§ Records supplied
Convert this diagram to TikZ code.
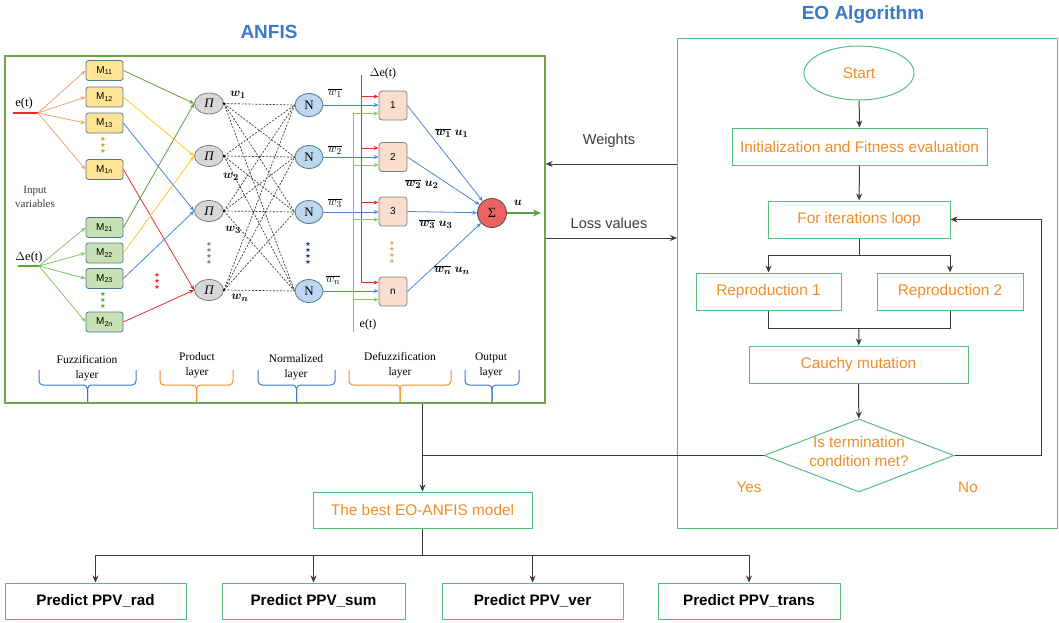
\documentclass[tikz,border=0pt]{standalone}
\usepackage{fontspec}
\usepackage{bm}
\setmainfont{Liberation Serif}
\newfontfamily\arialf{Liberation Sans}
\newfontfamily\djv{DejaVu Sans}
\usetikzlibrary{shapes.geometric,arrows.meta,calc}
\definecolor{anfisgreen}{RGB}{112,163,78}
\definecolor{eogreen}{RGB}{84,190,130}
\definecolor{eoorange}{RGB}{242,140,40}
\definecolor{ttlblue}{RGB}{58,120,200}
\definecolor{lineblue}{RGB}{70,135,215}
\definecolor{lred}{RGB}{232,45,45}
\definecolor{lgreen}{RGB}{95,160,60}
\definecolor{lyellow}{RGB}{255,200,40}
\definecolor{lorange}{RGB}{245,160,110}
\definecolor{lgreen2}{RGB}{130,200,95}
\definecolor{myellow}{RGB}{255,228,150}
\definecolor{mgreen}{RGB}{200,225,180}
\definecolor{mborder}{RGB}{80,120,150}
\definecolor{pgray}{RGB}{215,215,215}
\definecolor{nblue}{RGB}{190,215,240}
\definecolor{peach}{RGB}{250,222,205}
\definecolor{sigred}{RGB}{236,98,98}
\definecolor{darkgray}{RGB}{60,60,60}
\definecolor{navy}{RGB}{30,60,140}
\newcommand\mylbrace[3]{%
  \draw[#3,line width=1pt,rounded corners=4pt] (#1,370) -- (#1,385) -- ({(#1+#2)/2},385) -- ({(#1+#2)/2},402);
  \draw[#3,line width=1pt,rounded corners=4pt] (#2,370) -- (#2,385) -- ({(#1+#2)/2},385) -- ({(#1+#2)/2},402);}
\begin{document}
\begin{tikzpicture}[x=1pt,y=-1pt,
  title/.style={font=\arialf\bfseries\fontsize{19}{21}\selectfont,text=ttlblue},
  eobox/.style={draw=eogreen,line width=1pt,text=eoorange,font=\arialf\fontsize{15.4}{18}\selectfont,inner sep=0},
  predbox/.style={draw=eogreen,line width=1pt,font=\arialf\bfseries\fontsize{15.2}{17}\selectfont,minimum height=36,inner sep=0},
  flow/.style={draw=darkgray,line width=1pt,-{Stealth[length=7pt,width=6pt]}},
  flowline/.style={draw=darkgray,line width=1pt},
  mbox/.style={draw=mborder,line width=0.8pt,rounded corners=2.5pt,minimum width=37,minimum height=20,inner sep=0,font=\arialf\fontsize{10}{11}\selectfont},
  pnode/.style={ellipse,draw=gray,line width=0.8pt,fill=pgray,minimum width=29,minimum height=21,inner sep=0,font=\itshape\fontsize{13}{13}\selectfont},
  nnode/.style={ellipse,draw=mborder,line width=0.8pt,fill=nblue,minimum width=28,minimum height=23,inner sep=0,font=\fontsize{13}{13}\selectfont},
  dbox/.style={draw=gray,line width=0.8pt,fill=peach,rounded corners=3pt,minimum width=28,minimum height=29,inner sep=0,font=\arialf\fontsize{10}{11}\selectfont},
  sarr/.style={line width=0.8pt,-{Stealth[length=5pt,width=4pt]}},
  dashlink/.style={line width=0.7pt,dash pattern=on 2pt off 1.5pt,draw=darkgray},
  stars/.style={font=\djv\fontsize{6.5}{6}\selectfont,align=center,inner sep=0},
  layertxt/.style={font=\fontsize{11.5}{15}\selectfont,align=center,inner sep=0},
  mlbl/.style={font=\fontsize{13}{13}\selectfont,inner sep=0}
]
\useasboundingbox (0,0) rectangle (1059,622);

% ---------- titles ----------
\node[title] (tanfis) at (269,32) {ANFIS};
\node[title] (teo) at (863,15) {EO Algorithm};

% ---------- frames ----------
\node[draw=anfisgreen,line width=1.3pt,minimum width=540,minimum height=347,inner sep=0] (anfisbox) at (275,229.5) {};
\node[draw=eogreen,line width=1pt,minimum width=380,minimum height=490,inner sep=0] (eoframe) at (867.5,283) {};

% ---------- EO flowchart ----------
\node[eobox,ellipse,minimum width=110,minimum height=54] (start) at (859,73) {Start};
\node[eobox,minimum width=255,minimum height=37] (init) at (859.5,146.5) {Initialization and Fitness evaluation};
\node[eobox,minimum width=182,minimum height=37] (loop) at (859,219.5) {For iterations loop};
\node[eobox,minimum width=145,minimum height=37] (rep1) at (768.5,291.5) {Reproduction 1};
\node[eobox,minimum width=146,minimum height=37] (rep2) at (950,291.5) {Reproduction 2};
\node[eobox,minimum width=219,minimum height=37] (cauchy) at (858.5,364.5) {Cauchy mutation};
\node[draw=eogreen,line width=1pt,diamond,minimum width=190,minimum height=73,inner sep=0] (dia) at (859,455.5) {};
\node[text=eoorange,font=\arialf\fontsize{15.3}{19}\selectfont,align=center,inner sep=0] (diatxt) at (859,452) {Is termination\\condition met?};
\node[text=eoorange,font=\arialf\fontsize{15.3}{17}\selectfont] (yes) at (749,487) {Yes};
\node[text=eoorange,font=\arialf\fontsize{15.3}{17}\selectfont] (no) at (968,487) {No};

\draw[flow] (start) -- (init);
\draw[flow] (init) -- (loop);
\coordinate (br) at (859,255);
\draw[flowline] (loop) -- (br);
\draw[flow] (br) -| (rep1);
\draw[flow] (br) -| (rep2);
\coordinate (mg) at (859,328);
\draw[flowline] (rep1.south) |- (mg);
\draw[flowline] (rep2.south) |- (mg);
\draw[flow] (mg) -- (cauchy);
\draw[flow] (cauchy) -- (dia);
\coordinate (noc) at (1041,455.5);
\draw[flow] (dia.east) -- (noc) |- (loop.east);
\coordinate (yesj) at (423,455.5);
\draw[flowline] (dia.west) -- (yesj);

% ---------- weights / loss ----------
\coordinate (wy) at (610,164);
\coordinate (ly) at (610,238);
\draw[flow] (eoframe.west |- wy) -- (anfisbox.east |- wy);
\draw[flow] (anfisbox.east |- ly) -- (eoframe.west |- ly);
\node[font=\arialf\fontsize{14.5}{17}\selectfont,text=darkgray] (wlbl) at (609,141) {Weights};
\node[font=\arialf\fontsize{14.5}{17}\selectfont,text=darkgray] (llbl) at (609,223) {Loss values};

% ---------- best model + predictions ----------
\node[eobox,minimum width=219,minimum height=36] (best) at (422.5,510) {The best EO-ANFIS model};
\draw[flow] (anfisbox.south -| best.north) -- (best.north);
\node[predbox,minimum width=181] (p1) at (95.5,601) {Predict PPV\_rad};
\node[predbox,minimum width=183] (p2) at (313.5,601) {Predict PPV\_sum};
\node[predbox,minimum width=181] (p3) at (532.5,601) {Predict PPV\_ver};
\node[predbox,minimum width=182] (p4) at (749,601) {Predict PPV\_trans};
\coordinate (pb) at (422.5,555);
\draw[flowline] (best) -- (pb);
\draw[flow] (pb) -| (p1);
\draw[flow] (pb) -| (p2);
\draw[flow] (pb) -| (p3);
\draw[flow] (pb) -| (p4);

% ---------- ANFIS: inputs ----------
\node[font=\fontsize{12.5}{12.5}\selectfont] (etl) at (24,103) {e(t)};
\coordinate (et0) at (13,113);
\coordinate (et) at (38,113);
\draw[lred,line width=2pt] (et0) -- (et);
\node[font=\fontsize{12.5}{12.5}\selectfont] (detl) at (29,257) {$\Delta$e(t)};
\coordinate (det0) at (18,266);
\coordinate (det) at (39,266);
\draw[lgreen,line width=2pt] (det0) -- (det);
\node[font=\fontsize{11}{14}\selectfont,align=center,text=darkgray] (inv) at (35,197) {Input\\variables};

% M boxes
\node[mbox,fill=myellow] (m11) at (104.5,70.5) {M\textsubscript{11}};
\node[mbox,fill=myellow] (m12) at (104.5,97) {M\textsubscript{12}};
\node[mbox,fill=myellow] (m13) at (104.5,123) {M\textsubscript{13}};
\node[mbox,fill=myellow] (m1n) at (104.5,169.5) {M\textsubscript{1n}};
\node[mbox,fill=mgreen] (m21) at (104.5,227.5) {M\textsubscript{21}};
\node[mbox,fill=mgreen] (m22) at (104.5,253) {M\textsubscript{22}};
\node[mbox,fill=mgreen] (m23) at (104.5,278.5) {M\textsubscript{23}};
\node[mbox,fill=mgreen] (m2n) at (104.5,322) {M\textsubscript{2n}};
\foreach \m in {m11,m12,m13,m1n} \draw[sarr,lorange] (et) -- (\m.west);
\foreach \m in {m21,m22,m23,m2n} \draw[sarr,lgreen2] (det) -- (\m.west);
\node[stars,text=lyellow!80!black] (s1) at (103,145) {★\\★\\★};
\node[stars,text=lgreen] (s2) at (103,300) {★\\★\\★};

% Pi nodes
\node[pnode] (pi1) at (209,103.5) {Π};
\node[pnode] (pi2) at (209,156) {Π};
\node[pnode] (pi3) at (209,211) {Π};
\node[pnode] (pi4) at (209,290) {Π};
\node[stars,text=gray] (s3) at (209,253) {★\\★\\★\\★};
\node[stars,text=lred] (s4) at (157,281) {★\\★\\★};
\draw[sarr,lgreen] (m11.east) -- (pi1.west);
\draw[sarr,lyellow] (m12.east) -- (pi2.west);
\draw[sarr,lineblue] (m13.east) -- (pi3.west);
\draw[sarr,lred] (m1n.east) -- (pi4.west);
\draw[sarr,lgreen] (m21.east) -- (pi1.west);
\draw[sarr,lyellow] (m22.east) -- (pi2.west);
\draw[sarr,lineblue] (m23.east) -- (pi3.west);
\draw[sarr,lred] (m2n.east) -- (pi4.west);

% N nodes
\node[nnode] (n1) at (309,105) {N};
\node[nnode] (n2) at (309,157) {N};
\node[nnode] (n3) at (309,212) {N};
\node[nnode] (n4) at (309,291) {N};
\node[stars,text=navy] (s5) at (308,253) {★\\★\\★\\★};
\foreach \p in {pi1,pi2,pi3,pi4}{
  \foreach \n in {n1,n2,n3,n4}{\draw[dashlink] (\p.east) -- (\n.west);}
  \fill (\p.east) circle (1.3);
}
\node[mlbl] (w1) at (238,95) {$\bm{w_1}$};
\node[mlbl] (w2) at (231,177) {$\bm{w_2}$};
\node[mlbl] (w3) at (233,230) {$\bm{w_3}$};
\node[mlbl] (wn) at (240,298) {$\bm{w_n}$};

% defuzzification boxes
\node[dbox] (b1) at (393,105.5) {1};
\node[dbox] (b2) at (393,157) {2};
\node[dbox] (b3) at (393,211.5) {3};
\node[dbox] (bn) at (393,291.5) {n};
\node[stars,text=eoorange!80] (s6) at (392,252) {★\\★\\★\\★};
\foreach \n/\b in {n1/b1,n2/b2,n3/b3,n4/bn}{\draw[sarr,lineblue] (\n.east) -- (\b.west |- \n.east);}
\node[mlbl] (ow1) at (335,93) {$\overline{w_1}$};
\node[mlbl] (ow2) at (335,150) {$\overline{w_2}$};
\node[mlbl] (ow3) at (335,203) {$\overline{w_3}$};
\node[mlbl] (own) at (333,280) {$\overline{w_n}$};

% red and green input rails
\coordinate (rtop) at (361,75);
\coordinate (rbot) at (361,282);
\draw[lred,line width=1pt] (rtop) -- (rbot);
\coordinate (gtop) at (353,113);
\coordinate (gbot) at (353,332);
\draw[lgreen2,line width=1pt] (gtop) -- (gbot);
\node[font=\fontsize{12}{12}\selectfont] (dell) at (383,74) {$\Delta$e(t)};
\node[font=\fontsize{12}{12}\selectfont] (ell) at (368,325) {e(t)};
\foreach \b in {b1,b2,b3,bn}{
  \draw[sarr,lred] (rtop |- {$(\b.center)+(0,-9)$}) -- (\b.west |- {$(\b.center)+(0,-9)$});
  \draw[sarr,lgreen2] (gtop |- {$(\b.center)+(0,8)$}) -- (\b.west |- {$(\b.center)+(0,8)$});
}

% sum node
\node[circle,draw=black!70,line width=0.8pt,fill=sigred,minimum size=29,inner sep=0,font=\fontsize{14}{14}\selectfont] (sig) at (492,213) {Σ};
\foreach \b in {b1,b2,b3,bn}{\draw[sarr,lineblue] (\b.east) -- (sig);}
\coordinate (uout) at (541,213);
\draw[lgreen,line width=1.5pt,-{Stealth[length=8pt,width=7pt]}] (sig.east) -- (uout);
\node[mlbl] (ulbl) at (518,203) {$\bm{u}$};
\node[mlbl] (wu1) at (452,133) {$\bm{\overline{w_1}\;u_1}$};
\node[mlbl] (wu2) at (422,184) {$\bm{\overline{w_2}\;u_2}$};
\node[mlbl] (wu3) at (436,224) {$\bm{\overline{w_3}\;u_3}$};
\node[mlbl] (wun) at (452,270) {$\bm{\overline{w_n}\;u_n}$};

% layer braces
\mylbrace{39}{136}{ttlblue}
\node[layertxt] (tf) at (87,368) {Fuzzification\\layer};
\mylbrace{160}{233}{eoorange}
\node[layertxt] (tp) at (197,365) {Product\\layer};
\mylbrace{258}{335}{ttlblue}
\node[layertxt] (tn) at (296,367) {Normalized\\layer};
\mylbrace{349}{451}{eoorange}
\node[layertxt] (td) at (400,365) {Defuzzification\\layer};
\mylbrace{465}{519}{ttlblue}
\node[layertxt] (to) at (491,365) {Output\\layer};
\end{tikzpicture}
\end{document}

---

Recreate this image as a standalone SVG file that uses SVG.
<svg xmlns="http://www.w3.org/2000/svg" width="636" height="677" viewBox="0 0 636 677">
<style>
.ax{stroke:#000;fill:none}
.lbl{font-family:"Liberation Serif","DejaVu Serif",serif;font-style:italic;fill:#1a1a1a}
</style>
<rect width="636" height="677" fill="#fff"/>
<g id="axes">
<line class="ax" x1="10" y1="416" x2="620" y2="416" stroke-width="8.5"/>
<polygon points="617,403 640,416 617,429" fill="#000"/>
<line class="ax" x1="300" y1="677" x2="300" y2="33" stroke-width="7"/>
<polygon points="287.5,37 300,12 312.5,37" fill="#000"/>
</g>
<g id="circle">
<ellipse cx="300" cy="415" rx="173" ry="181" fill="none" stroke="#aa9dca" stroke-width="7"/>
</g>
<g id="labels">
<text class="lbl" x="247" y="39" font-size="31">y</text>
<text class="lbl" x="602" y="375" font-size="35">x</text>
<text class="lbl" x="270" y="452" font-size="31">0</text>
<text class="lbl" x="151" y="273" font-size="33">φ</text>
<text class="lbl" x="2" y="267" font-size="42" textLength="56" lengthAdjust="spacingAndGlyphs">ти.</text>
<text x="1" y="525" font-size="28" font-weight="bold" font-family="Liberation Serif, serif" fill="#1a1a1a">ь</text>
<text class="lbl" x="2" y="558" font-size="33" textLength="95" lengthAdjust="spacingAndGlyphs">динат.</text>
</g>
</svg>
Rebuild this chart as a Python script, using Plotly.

§ What needs to be done
Only the number is wanted: how many lines above include the word "standalone"?

§ Answer to the problem
2